Laboran Komunikasi Kembali Ukir Prestasi

Marjito Iskandar Tri Gunawan, A.Md

Laboran  Prodi Ilmu Komunikasi Fakultas Psikologi dan Ilmu Sosial Budaya (FPSB) Universitas Islam Indonesia (UII), Marjito Iskandar Tri Gunawan,A.Md kembali mengukir prestasi di tingkat nasional atau tepatnya di ajang Kompetisi Film Pendek Dokumenter Muktamar NU ke-33 2015 yang diselenggarakan di Jombang Jawa Timur, 20 Juni- 10 Juli 2015 lM / 3-23 Ramadhan 1436 H lalu dan baru diumukan pada 1 Agustus 2015 M/16 Shawwal 1436 H. Melalui karya filmnya berjudul ‘Bulan Sabit di Kampung Naga’ berdurasi 19 menit 52 detik, pemilik sapaan Mas Gun ini berhasil meraih Juara Pertama dari 15 judul film yang masuk nominator (15 nominator dari 69 total judul film pendek yang masuk ke meja panitia lomba). Atas prestasi tersebut, mas Gun berhak mendapatkan hadiah uang sebesar Rp 20 juta.

 

Menurut sang Sutrada, film ‘Bulan Sabit di Kampung Naga’ yang sebenarnya merupakan film proyek penelitian kolaborasi antara Muzayyin Nazaruddin, S.Sos., MA, Ali Minanto, S.Sos., MA beserta mahasiswa Prodi Ilmu Komunikasi, bercerita tentang Islam yang seharusnya membawa misi ‘rahmatan lil ‘alamin’, bukan ‘rahmatan lil muslimin’, apalagi ‘rahmatan lil nahdliyin’. Semangat menjadi rahmat bagi semesta alam tersebut mewujud dalam banyak hal dan aktivitas. Salah satu bukti yang pantas direkam adalah situs Pecinan Lasem dengan Pesantren Kauman di dalamnya.

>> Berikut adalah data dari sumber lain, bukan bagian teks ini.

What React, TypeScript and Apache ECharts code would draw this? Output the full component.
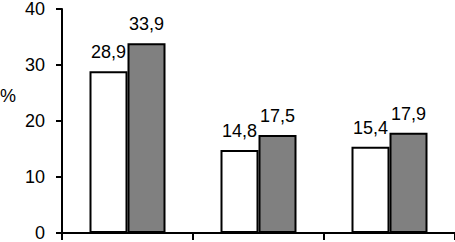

Masih menurut mas Gun (Sutrada), Pecinan Lasem adalah situs yang menyimpan jejak multikulturalisme yang sangat penting bagi bangunan keindonesiaan. Lasem menjadi ruang yang mempertemukan berbagai etnik dan agama: Jawa, Cina, Arab, Islam, Kristen, Katolik, dan Konghucu. Jejak itu masih terekam dengan jelas dalam lanskap Lasem kekinian, baik sebagai kawasan Tiongkok Kecil maupun sebagai wilayah multikultur dengan tata pergaulan yang cair dan terbuka antar kelompok yang berbeda. Nuansa itu sangat terasa saat menyusuri Sodetan dan Karang Turi, dua desa yang dikenal sebagai kawasan Pecinan Lasem. Di Karangturi, tidak hanya tinggal peranakan Tionghoa, tapi juga berdiri Pesantren Kauman, tempat para santri mengkaji pemikiran keislaman. Pesantren Kauman terkesan unik karena menggunakan ornamen-ornamen Tionghoa: bangunan, lampion, dan sebagainya

Mas Gun menambahkan bahwa akulturasi tidak hanya muncul secara simbolik, tapi juga mewujud dalam pola pergaulan yang cair antara warga pesantren dengan warga Tionghoa yang tinggal di sekelilingnya, juga antara warga Jawa dengan Tionghoa secara umum, tanpa dibatasi sekat agama maupun etnis. Pesantren tidak menjadi ruang eksklusif yang hanya mentransformasikan nilai-nilai Islam kepada santri, tapi mengambil peran aktif dalam membangun kesadaran toleransi. Sikap toleran semakin menemukan momentumnya pada saat seremoni dan peristiwa-peristiwa keagamaan, seperti di Bulan Suci Ramadhan, Lebaran, dan Hari Raya Imlek dimana kelompok santri kerap terlibat dalam ritual kebudayaan etnis Tionghoa. Begitu juga sebaliknya, warga Tionghoa aktif berpartisipasi dalam berbagai ritual budaya umat muslim.

Interaksi multikultur yang sudah berlangsung sangat lama ini telah membangun kesadaran akan pentingnya dialog antarpihak. Pada akhirnya, sikap hidup ini yang membuat masyarakat Lasem sanggup meredam potensi konflik yang muncul, semisal potensi radikalisme maupun kekerasan antar umat beragama. Di tengah maraknya gerakan radikalisme dan kekerasan mengatasnamakan agama, Lasem tampaknya mampu menjadi oase yang menyejukkan.